Kaptur's proposed legislation would assess tariffs on imported products from countries that do not levy comparable technology fees. This provision would resolve a competitive disadvantage U.S. farmers have with farmers from countries where technology fees are not applied. "Everybody talks about fair trade, but nobody ever does anything about it - until now," says Logan.

"Toledo is a seaport town, so Rep. Kaptur understands how essential trade is to farmers," continued Logan. "Yet she is also aware that current trade rules can put Ohio's farmers at a disadvantage."

This legislation was driven by grassroots efforts in several states across the nation. Ohio Farmers Union has championed state bills SB 252 and HB 513 by Ohio state Sen. Marc Dann and Rep. L. George Distel that would address the seed-saving issue at the state level.
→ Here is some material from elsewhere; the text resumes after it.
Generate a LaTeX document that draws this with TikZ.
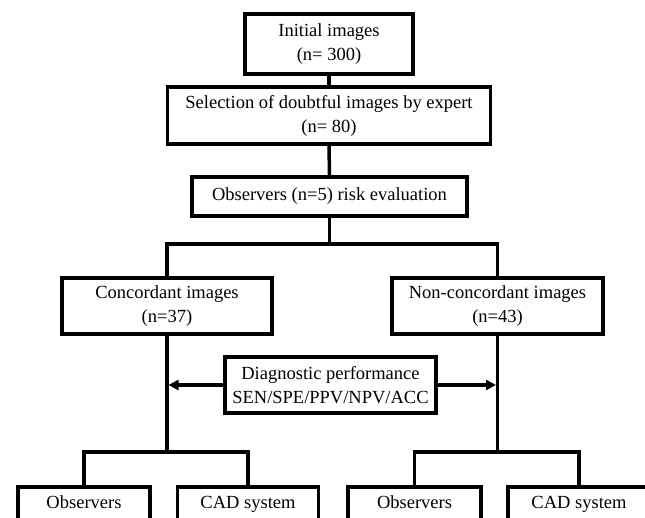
\documentclass[tikz,border=0pt]{standalone}
\usepackage{fontspec}
\setmainfont{Liberation Serif}
\usetikzlibrary{positioning,arrows.meta}
\tikzset{
  stage/.style={draw=black, line width=3.5pt, fill=white, align=center,
    inner sep=0pt, font=\fontsize{18.5}{24}\selectfont},
  reader/.style={stage, minimum height=34, text height=13pt, text depth=4pt},
  link/.style={draw=black, line width=3.5pt},
  measure/.style={link, -{Triangle[length=10pt,width=10pt]}, shorten >=1.5pt}
}

\begin{document}
\begin{tikzpicture}[x=1pt,y=-1pt]
  \useasboundingbox (0,0) rectangle (645,517);
  \clip (0,0) rectangle (645,517);
  % selection steps
  \node[stage, minimum width=168, minimum height=60] (init) at (329,44) {Initial images\\(n= 300)};
  \node[stage, minimum width=323, minimum height=57] (select) at (329,115.5) {Selection of doubtful images by expert\\(n= 80)};
  \node[stage, minimum width=275, minimum height=39] (risk) at (329.5,196.5) {Observers (n=5) risk evaluation};
  % two groups
  \node[stage, minimum width=210, minimum height=56] (conc) at (167,306) {Concordant images\\(n=37)};
  \node[stage, minimum width=211, minimum height=56] (nonconc) at (497.5,306) {Non-concordant images\\(n=43)};
  \node[stage, minimum width=211, minimum height=56] (diag) at (330.5,385) {Diagnostic performance\\SEN/SPE/PPV/NPV/ACC};
  % readers
  \node[reader, minimum width=132] (lobs) at (84,504) {Observers};
  \node[reader, minimum width=141] (lcad) at (248,504) {CAD system};
  \node[reader, minimum width=133] (robs) at (414.5,504) {Observers};
  \node[reader, minimum width=142] (rcad) at (579,504) {CAD system};
  \coordinate (split) at (329.5,244);
  \coordinate (lsplit) at (167,452);
  \coordinate (rsplit) at (497.5,452);
  \draw[link] (init.south) -- (select.north);
  \draw[link] (select.south) -- (risk.north);
  \draw[link] (risk.south) -- (split);
  \draw[link] (conc.north) |- (split) -| (nonconc.north);
  \draw[link] (conc.south) -- (lsplit);
  \draw[link] (nonconc.south) -- (rsplit);
  \draw[link] (lobs.north) |- (lsplit) -| (lcad.north);
  \draw[link] (robs.north) |- (rsplit) -| (rcad.north);
  \draw[measure] (diag.west) -- (diag.west -| conc.south);
  \draw[measure] (diag.east) -- (diag.east -| nonconc.south);
\end{tikzpicture}
\end{document}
Eighty one percent of all soybeans planted in the U.S. are genetically modified, so this legislation affects a large number of producers across the country. "Farmers are very appreciative of patented seeds because they simplify their agricultural operations. What they don't appreciate is that access to that seed comes only through a single source," says Logan. "What we are hoping this legislation will do is to break the stranglehold that a single corporation has on the access to seedstock that farmers need so desperately.

"For years, our foreign competitors have maintained the false notion that they do not use Round-Up Ready technology," says Logan, "but I have been told by Monsanto management representatives that more than half of the soybeans exported from Brazil and Argentina are raised using this pirated technology."